Aether Guides
Understanding the Air Quality Index
The Air Quality Index (AQI) is a simple way to turn complex pollution measurements into a single number you can act on. Instead of interpreting separate readings for ozone, fine particles, and other pollutants, the index rolls them into one scale.
How to read the scale
On most dashboards, including Aether, lower numbers mean cleaner air:
- 0–50 (Good): Air quality is satisfactory for most people.
- 51–100 (Moderate): Acceptable for the general public; unusually sensitive people may notice effects.
- 101–150 (Unhealthy for sensitive groups): Children, older adults, and people with asthma or heart disease should limit prolonged outdoor exertion.
- 151–200 (Unhealthy): Everyone may begin to experience effects; sensitive groups should avoid prolonged outdoor activity.
- 201+ (Very unhealthy / Hazardous): Reduce outdoor activity and follow local health advisories.
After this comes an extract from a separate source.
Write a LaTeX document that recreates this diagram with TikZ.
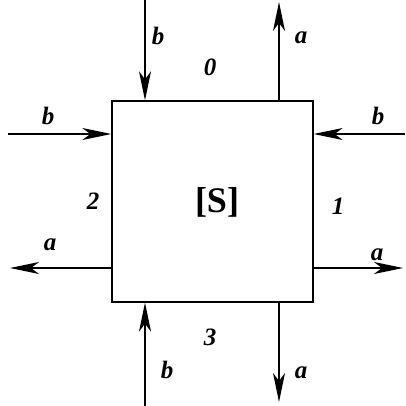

Which pollutant drives the number?
AQI is based on the worst pollutant at a given time. If PM2.5 is elevated but ozone is low, the index reflects whichever poses the greater risk right now. That is why the dominant pollutant can change through the day.
Practical tips
Use AQI as a daily planning tool: check before exercise, school sports, or opening windows. Pair the index with the hourly forecast on Aether to see whether conditions are improving or deteriorating.
Aether combines model estimates and ground stations where available. For medical decisions or official alerts, always follow guidance from your local environmental health authority.